Copy exactly the lines from the beginning of the data down to and including the line holding "nh_fit_y = [51.5, 2.1]", without any pictures.

>> START Material provided

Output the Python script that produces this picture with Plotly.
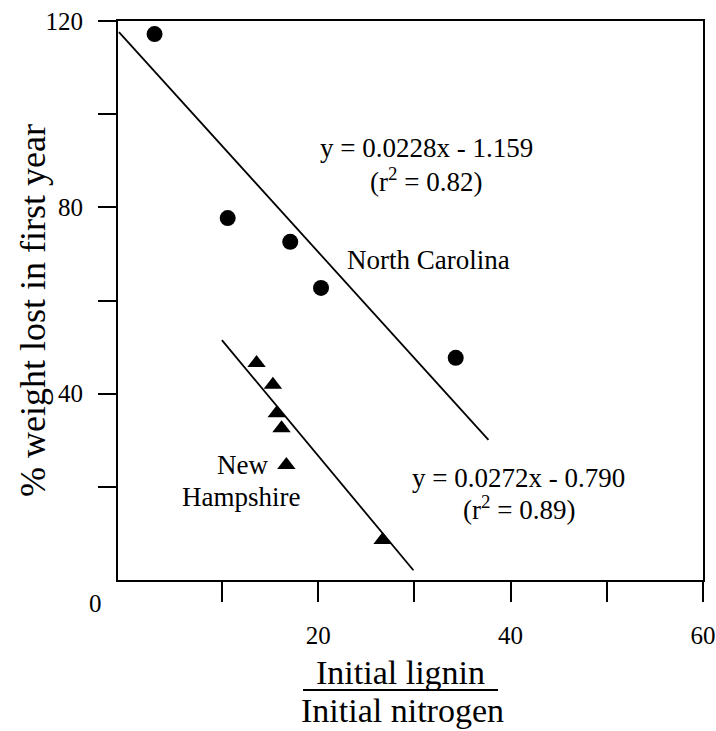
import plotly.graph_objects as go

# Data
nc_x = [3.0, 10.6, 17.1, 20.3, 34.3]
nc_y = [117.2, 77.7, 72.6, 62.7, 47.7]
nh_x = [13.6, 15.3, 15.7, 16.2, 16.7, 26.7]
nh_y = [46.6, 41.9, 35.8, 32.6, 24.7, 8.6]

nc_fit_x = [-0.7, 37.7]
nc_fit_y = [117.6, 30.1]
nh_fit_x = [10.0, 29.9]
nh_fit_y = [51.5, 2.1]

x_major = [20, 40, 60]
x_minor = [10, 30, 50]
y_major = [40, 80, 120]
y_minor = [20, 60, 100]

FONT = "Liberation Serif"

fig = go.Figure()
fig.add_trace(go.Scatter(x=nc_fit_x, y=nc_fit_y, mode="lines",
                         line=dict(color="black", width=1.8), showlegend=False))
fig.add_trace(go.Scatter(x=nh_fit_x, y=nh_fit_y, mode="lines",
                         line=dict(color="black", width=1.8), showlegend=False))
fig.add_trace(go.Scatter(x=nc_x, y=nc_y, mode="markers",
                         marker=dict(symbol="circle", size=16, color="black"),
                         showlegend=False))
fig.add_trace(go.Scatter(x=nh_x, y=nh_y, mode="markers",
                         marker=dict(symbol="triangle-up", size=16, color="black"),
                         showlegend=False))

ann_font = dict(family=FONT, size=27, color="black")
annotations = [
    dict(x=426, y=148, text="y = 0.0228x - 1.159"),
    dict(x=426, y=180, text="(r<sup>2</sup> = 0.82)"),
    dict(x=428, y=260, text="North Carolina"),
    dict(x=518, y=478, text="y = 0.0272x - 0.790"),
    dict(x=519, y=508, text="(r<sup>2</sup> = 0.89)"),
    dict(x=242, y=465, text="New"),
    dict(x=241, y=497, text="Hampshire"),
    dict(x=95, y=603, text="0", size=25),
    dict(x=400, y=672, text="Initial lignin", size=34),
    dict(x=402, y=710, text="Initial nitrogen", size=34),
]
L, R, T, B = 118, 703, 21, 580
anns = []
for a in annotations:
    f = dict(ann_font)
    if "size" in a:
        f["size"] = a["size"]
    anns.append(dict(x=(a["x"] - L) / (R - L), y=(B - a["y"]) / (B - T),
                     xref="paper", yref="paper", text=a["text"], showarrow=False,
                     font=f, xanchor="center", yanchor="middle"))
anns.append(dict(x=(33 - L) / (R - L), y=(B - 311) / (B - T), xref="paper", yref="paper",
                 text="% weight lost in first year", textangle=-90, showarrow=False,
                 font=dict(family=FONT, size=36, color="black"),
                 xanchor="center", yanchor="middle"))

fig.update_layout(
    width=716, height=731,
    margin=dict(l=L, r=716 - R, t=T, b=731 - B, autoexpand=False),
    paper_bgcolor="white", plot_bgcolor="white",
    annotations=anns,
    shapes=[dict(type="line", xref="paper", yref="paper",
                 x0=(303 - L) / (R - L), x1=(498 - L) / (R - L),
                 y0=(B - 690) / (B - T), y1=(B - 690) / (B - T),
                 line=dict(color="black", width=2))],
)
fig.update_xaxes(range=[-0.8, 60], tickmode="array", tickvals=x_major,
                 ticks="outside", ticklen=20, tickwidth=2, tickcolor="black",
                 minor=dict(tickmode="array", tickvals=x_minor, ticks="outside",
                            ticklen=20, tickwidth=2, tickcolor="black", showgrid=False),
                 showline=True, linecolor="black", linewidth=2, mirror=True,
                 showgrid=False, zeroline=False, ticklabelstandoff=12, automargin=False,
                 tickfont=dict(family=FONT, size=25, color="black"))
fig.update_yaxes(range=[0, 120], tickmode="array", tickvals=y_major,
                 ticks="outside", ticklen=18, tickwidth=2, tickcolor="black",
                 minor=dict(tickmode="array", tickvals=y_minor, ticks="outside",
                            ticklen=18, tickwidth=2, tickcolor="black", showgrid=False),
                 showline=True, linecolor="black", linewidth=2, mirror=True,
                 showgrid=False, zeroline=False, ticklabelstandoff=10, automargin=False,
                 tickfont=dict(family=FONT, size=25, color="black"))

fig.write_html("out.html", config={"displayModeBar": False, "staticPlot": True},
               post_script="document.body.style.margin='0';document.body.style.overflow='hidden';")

>> END Material provided

> **Task solution**
Output the Python script that produces this picture with Plotly.
import plotly.graph_objects as go

# Data
nc_x = [3.0, 10.6, 17.1, 20.3, 34.3]
nc_y = [117.2, 77.7, 72.6, 62.7, 47.7]
nh_x = [13.6, 15.3, 15.7, 16.2, 16.7, 26.7]
nh_y = [46.6, 41.9, 35.8, 32.6, 24.7, 8.6]

nc_fit_x = [-0.7, 37.7]
nc_fit_y = [117.6, 30.1]
nh_fit_x = [10.0, 29.9]
nh_fit_y = [51.5, 2.1]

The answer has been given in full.